Text size
Signs of health in the economy just aren’t what they used to be.
When the Bureau of Labor Statistics reports the employment figures for May on Friday, investors will be looking to see whether the labor market is still improving—and whether the economic recovery is on track. But positive news is less likely to move the stock market than it would have this spring, or last year.
Even as strong economic data and other signs of strength have emerged over recent weeks, the
S&P 500
has fallen about 0.3% from its all-time high, hit May 7.
In the past three months, the S&P 500 has averaged a 0.12% gain on days when the price of oil rises, according to Credit Suisse data. In the past year, a daily upward move for oil, often seen as a reflection of expectations for better demand, has come with a gain of 0.32% in the market benchmark.

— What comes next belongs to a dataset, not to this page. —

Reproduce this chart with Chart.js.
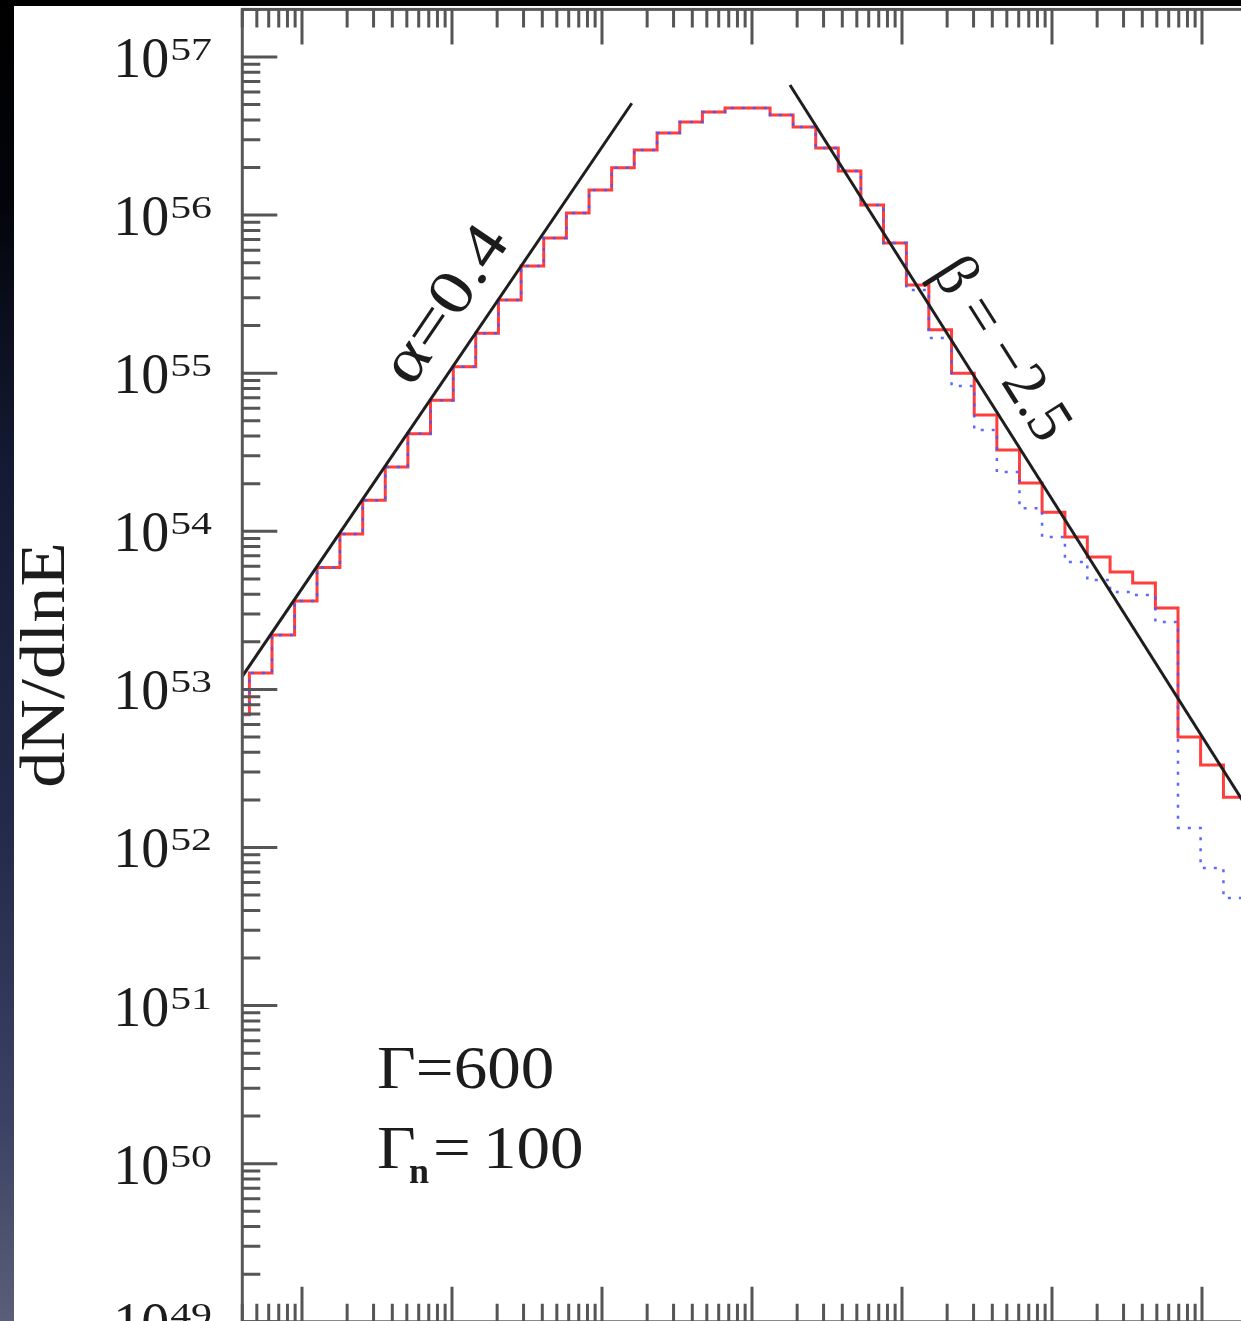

Similarly, gains in the index over the past three months have averaged 0.2% on days when the so-called 10-year Treasury break-even rate—a measure of expectations for inflation—-has increased. For the past year, the gain has averaged 0.42%.
And when the yield on the 10-year Treasury note has risen, signaling expectations for inflation and tighter monetary policy, stocks have fallen slightly, in contrast to a 0.27% rise in the past year. A narrowing gap between yields on high-yield bonds and risk-free Treasury debt—indicating investors see strengthening corporate creditworthiness and profitability—has resulted in a 0.08% S&P 500 gain. In the past year, narrowing spreads brought an average daily gain of 0.33% for stocks.
The difference in reaction is because stock prices already reflect the economic rebound. Inflation is now seen as a threat to stock valuations, whereas before it was primarily a validation of the thesis that demand was recovering.
Any indication that inflation is heating up is likely to affirm concerns that the Federal Reserve will soon take actions that would effectively lift bond yields, a negative for stock valuations. Although earnings growth is exploding and is on track to surpass pre-pandemic levels for 2021, the average stock is already trading at around 21.5 times the earnings expected for the coming year. Some strategists see that number falling back.
Stocks might need a new catalyst for meaningful gains.